The incident was caused by a misconfiguration in Logfwdr, a key component in Cloudflare’s logging pipeline responsible for forwarding event logs from the company’s network to downstream systems.
Specifically, a configuration update introduced a bug that issued a ‘blank configuration,’ wrongly telling the system that there were no customers whose logs were configured to be forwarded, and thus the logs were discarded.
Logfwdr is designed with a failsafe that defaults to forwarding all logs in case of ‘blank’ or invalid configurations to prevent data loss.
However, this failsafe system caused a massive spike in the volume of logs being processed as it attempted to forward logs for all customers.

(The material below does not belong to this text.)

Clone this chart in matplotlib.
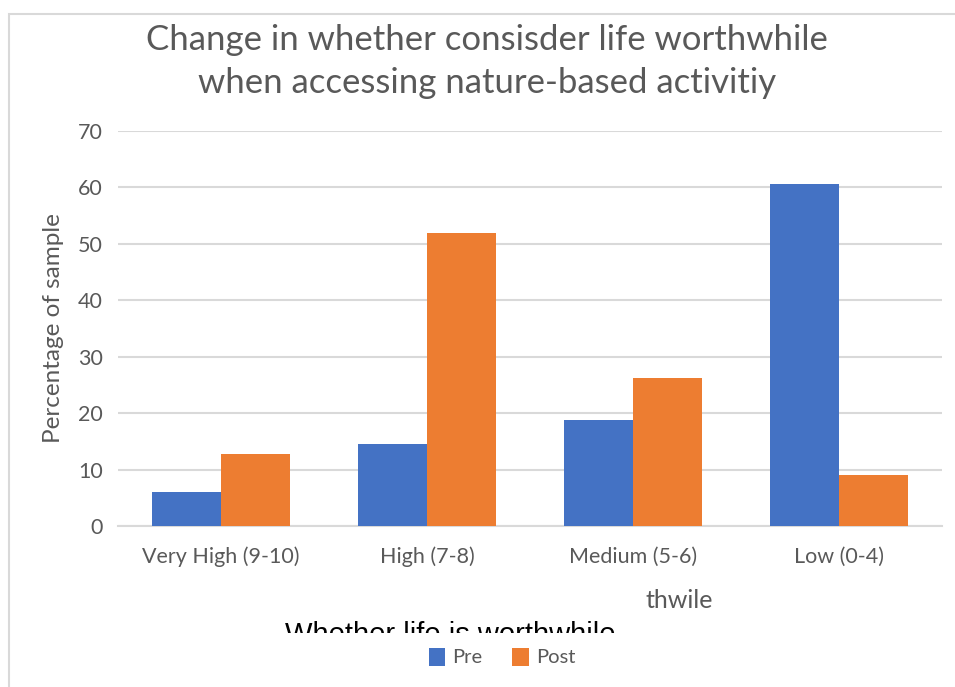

It overwhelmed Buftee, a distributed buffering system that holds logs temporarily when downstream systems cannot process them in real-time, which was called to handle 40 times more logs than its provisioned capacity.
Buftee features its own set of buffer overload safeguards like resource caps and throttling, but these failed due to improper configuration and lack of previous testing.
As a result, within just five minutes of the misconfiguration in Logfwdr, Buftee shut down and required a complete restart, further delaying recovery and resulting in the loss of even more logs.
Stronger measures
In response to the incident, Cloudflare has implemented several measures to prevent future occurrences.
This includes the introduction of a dedicated misconfiguration detection and alerting system to notify teams immediately when anomalies in log forwarding configurations are spotted.
Moreover, Cloudflare says it has now correctly configured Buftee to prevent spikes in log volumes from causing complete system outages.
Finally, the company plans to routinely conduct overload tests simulating unexpected surges in data volumes, ensuring that all steps of the failsafe mechanisms are robust enough to handle these events.